## Exercise
Copy every record exactly, and keep the pictures out.

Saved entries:
━━━━━━━━
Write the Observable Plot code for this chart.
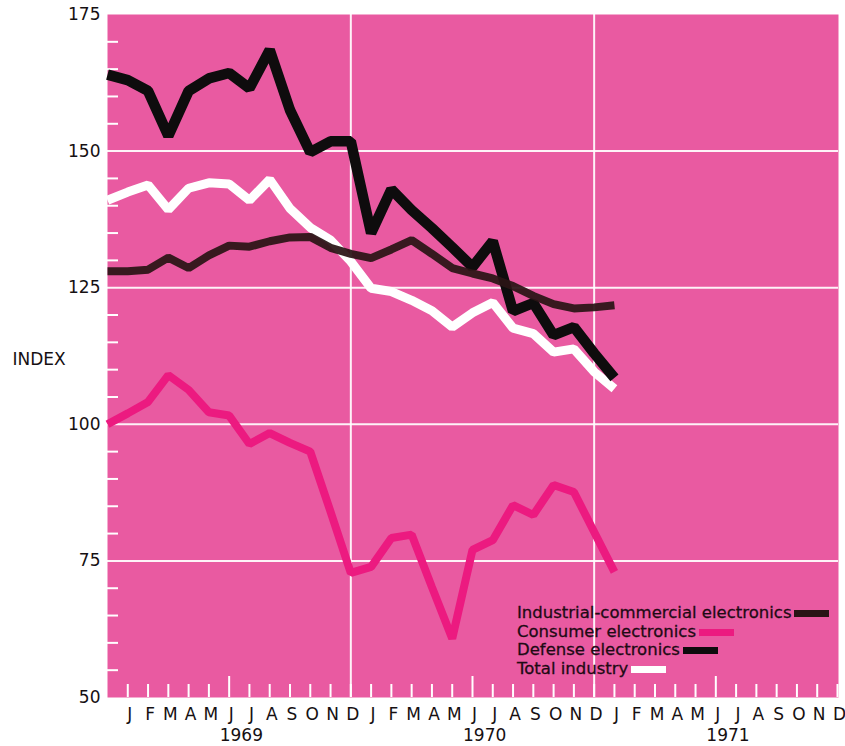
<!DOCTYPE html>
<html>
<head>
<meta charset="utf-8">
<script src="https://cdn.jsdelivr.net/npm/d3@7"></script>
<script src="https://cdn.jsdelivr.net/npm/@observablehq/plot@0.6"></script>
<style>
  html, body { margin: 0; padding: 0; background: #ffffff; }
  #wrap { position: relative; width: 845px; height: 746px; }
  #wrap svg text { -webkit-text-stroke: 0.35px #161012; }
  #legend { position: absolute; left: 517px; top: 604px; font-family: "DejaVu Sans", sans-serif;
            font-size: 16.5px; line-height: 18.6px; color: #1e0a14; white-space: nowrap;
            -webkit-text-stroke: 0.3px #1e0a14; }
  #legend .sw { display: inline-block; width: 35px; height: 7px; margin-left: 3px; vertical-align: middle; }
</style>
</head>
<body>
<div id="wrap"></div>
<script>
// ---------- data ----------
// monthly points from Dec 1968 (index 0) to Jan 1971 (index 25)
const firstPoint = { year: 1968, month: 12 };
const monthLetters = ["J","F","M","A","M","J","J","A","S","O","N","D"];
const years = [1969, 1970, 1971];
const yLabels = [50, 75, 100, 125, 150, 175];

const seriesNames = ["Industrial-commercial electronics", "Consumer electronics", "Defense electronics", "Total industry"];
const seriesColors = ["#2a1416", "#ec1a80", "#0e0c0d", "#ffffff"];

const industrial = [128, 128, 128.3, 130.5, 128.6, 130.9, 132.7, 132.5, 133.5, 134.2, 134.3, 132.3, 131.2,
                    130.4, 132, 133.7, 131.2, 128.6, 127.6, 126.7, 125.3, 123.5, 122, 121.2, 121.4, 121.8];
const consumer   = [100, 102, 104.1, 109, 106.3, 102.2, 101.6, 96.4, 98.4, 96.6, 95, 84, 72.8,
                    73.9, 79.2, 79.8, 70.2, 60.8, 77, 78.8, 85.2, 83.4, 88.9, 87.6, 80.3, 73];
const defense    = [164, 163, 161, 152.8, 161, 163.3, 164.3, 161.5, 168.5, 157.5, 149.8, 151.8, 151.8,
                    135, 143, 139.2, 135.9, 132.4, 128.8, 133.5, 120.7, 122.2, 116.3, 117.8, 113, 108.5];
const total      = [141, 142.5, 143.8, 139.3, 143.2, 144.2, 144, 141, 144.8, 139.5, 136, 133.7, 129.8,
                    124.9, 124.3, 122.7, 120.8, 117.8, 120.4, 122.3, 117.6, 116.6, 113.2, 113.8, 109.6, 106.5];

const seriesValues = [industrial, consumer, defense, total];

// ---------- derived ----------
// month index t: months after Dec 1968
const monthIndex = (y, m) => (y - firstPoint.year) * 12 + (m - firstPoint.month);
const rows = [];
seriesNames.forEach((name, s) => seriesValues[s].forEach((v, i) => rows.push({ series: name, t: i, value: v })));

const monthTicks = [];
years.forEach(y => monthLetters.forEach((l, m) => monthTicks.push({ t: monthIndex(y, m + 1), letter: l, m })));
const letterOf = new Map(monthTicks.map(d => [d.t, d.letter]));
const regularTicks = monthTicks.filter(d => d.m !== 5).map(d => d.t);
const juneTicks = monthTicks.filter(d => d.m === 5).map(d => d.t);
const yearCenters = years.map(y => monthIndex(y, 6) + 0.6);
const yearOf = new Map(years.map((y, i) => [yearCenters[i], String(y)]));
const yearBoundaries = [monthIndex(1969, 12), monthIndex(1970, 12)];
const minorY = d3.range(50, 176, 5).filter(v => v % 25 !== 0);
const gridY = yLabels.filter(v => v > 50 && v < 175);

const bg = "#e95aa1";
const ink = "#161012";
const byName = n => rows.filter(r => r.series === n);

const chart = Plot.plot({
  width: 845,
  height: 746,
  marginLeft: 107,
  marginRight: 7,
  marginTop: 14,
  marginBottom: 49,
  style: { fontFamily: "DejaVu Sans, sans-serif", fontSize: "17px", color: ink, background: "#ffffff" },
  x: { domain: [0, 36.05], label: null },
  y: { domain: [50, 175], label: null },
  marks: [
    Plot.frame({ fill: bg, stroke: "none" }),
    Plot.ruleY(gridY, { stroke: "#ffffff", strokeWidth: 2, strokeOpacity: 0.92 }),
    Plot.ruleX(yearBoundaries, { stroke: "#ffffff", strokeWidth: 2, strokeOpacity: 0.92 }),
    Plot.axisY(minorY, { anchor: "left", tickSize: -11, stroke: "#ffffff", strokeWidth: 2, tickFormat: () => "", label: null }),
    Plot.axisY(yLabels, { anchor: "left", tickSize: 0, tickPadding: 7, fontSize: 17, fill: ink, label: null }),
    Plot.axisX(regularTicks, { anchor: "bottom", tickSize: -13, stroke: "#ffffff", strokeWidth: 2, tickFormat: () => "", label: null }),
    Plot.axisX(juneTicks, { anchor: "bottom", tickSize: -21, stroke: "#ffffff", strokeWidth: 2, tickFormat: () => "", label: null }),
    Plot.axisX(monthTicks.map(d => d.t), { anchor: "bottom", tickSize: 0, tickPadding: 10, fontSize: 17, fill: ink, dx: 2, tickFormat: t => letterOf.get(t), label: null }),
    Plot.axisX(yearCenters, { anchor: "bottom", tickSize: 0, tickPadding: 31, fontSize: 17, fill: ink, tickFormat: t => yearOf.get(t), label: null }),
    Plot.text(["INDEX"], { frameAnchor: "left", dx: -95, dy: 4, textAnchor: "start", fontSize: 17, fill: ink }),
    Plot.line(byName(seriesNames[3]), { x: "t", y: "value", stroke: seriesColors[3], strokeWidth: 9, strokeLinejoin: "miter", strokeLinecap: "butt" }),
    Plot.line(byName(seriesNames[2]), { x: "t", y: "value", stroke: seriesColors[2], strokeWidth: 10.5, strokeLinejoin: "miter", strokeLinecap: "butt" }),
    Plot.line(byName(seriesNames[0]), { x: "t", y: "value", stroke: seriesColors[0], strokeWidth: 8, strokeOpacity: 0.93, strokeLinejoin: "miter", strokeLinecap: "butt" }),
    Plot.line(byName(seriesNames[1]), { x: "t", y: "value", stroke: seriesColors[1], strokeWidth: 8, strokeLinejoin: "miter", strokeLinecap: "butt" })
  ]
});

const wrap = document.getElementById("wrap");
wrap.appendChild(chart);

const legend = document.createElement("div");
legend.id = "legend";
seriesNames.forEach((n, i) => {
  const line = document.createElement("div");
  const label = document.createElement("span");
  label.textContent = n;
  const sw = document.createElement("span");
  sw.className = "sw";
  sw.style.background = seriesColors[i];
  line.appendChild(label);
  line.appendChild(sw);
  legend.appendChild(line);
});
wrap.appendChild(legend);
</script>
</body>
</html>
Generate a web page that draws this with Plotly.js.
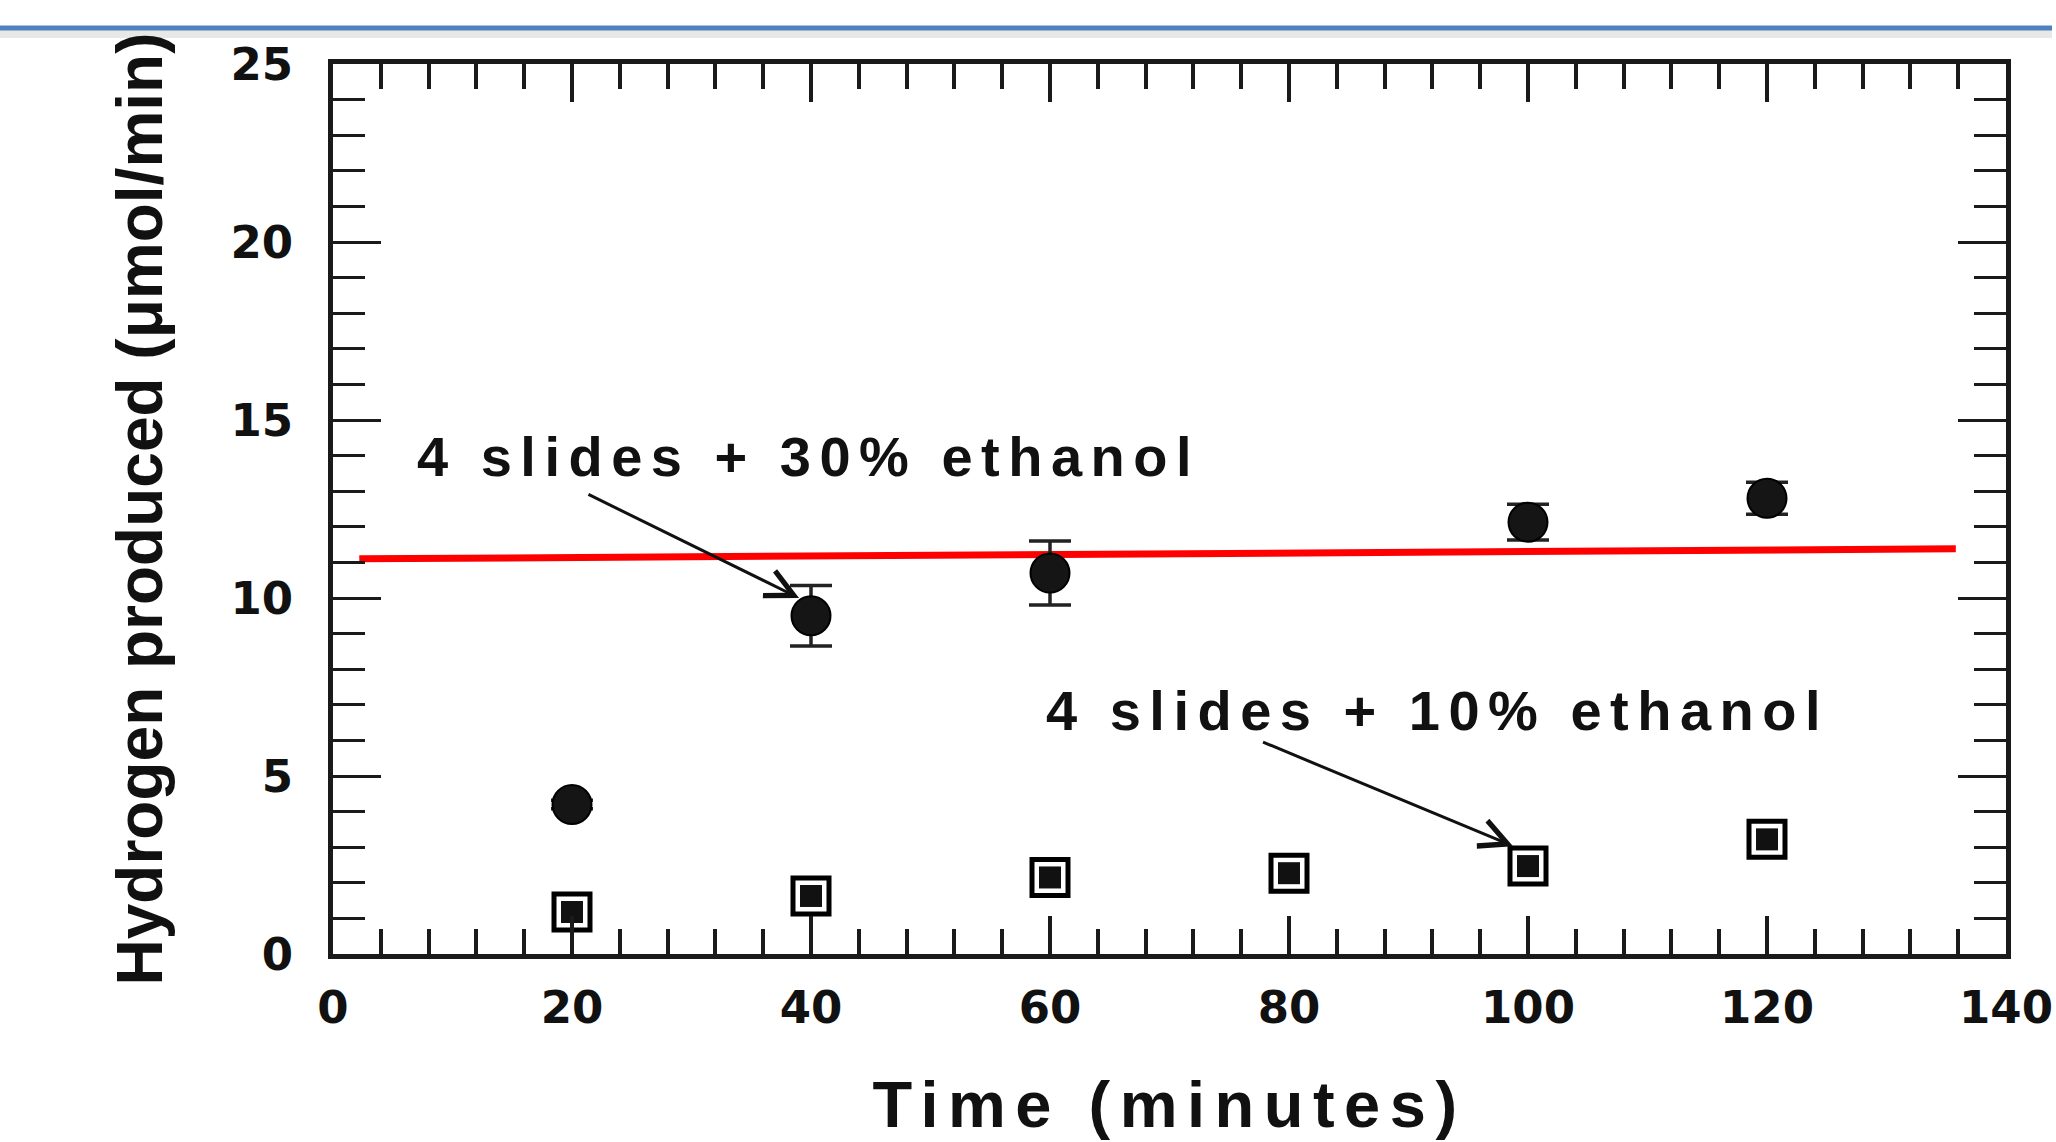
━━━━━━━━
## Worked answer
Write the Observable Plot code for this chart.
<!DOCTYPE html>
<html>
<head>
<meta charset="utf-8">
<script src="https://cdn.jsdelivr.net/npm/d3@7"></script>
<script src="https://cdn.jsdelivr.net/npm/@observablehq/plot@0.6"></script>
<style>
  html, body { margin: 0; padding: 0; background: #ffffff; }
  #wrap { position: relative; width: 845px; height: 746px; }
  #wrap svg text { -webkit-text-stroke: 0.35px #161012; }
  #legend { position: absolute; left: 517px; top: 604px; font-family: "DejaVu Sans", sans-serif;
            font-size: 16.5px; line-height: 18.6px; color: #1e0a14; white-space: nowrap;
            -webkit-text-stroke: 0.3px #1e0a14; }
  #legend .sw { display: inline-block; width: 35px; height: 7px; margin-left: 3px; vertical-align: middle; }
</style>
</head>
<body>
<div id="wrap"></div>
<script>
// ---------- data ----------
// monthly points from Dec 1968 (index 0) to Jan 1971 (index 25)
const firstPoint = { year: 1968, month: 12 };
const monthLetters = ["J","F","M","A","M","J","J","A","S","O","N","D"];
const years = [1969, 1970, 1971];
const yLabels = [50, 75, 100, 125, 150, 175];

const seriesNames = ["Industrial-commercial electronics", "Consumer electronics", "Defense electronics", "Total industry"];
const seriesColors = ["#2a1416", "#ec1a80", "#0e0c0d", "#ffffff"];

const industrial = [128, 128, 128.3, 130.5, 128.6, 130.9, 132.7, 132.5, 133.5, 134.2, 134.3, 132.3, 131.2,
                    130.4, 132, 133.7, 131.2, 128.6, 127.6, 126.7, 125.3, 123.5, 122, 121.2, 121.4, 121.8];
const consumer   = [100, 102, 104.1, 109, 106.3, 102.2, 101.6, 96.4, 98.4, 96.6, 95, 84, 72.8,
                    73.9, 79.2, 79.8, 70.2, 60.8, 77, 78.8, 85.2, 83.4, 88.9, 87.6, 80.3, 73];
const defense    = [164, 163, 161, 152.8, 161, 163.3, 164.3, 161.5, 168.5, 157.5, 149.8, 151.8, 151.8,
                    135, 143, 139.2, 135.9, 132.4, 128.8, 133.5, 120.7, 122.2, 116.3, 117.8, 113, 108.5];
const total      = [141, 142.5, 143.8, 139.3, 143.2, 144.2, 144, 141, 144.8, 139.5, 136, 133.7, 129.8,
                    124.9, 124.3, 122.7, 120.8, 117.8, 120.4, 122.3, 117.6, 116.6, 113.2, 113.8, 109.6, 106.5];

const seriesValues = [industrial, consumer, defense, total];

// ---------- derived ----------
// month index t: months after Dec 1968
const monthIndex = (y, m) => (y - firstPoint.year) * 12 + (m - firstPoint.month);
const rows = [];
seriesNames.forEach((name, s) => seriesValues[s].forEach((v, i) => rows.push({ series: name, t: i, value: v })));

const monthTicks = [];
years.forEach(y => monthLetters.forEach((l, m) => monthTicks.push({ t: monthIndex(y, m + 1), letter: l, m })));
const letterOf = new Map(monthTicks.map(d => [d.t, d.letter]));
const regularTicks = monthTicks.filter(d => d.m !== 5).map(d => d.t);
const juneTicks = monthTicks.filter(d => d.m === 5).map(d => d.t);
const yearCenters = years.map(y => monthIndex(y, 6) + 0.6);
const yearOf = new Map(years.map((y, i) => [yearCenters[i], String(y)]));
const yearBoundaries = [monthIndex(1969, 12), monthIndex(1970, 12)];
const minorY = d3.range(50, 176, 5).filter(v => v % 25 !== 0);
const gridY = yLabels.filter(v => v > 50 && v < 175);

const bg = "#e95aa1";
const ink = "#161012";
const byName = n => rows.filter(r => r.series === n);

const chart = Plot.plot({
  width: 845,
  height: 746,
  marginLeft: 107,
  marginRight: 7,
  marginTop: 14,
  marginBottom: 49,
  style: { fontFamily: "DejaVu Sans, sans-serif", fontSize: "17px", color: ink, background: "#ffffff" },
  x: { domain: [0, 36.05], label: null },
  y: { domain: [50, 175], label: null },
  marks: [
    Plot.frame({ fill: bg, stroke: "none" }),
    Plot.ruleY(gridY, { stroke: "#ffffff", strokeWidth: 2, strokeOpacity: 0.92 }),
    Plot.ruleX(yearBoundaries, { stroke: "#ffffff", strokeWidth: 2, strokeOpacity: 0.92 }),
    Plot.axisY(minorY, { anchor: "left", tickSize: -11, stroke: "#ffffff", strokeWidth: 2, tickFormat: () => "", label: null }),
    Plot.axisY(yLabels, { anchor: "left", tickSize: 0, tickPadding: 7, fontSize: 17, fill: ink, label: null }),
    Plot.axisX(regularTicks, { anchor: "bottom", tickSize: -13, stroke: "#ffffff", strokeWidth: 2, tickFormat: () => "", label: null }),
    Plot.axisX(juneTicks, { anchor: "bottom", tickSize: -21, stroke: "#ffffff", strokeWidth: 2, tickFormat: () => "", label: null }),
    Plot.axisX(monthTicks.map(d => d.t), { anchor: "bottom", tickSize: 0, tickPadding: 10, fontSize: 17, fill: ink, dx: 2, tickFormat: t => letterOf.get(t), label: null }),
    Plot.axisX(yearCenters, { anchor: "bottom", tickSize: 0, tickPadding: 31, fontSize: 17, fill: ink, tickFormat: t => yearOf.get(t), label: null }),
    Plot.text(["INDEX"], { frameAnchor: "left", dx: -95, dy: 4, textAnchor: "start", fontSize: 17, fill: ink }),
    Plot.line(byName(seriesNames[3]), { x: "t", y: "value", stroke: seriesColors[3], strokeWidth: 9, strokeLinejoin: "miter", strokeLinecap: "butt" }),
    Plot.line(byName(seriesNames[2]), { x: "t", y: "value", stroke: seriesColors[2], strokeWidth: 10.5, strokeLinejoin: "miter", strokeLinecap: "butt" }),
    Plot.line(byName(seriesNames[0]), { x: "t", y: "value", stroke: seriesColors[0], strokeWidth: 8, strokeOpacity: 0.93, strokeLinejoin: "miter", strokeLinecap: "butt" }),
    Plot.line(byName(seriesNames[1]), { x: "t", y: "value", stroke: seriesColors[1], strokeWidth: 8, strokeLinejoin: "miter", strokeLinecap: "butt" })
  ]
});

const wrap = document.getElementById("wrap");
wrap.appendChild(chart);

const legend = document.createElement("div");
legend.id = "legend";
seriesNames.forEach((n, i) => {
  const line = document.createElement("div");
  const label = document.createElement("span");
  label.textContent = n;
  const sw = document.createElement("span");
  sw.className = "sw";
  sw.style.background = seriesColors[i];
  line.appendChild(label);
  line.appendChild(sw);
  legend.appendChild(line);
});
wrap.appendChild(legend);
</script>
</body>
</html>
Generate a web page that draws this with Plotly.js.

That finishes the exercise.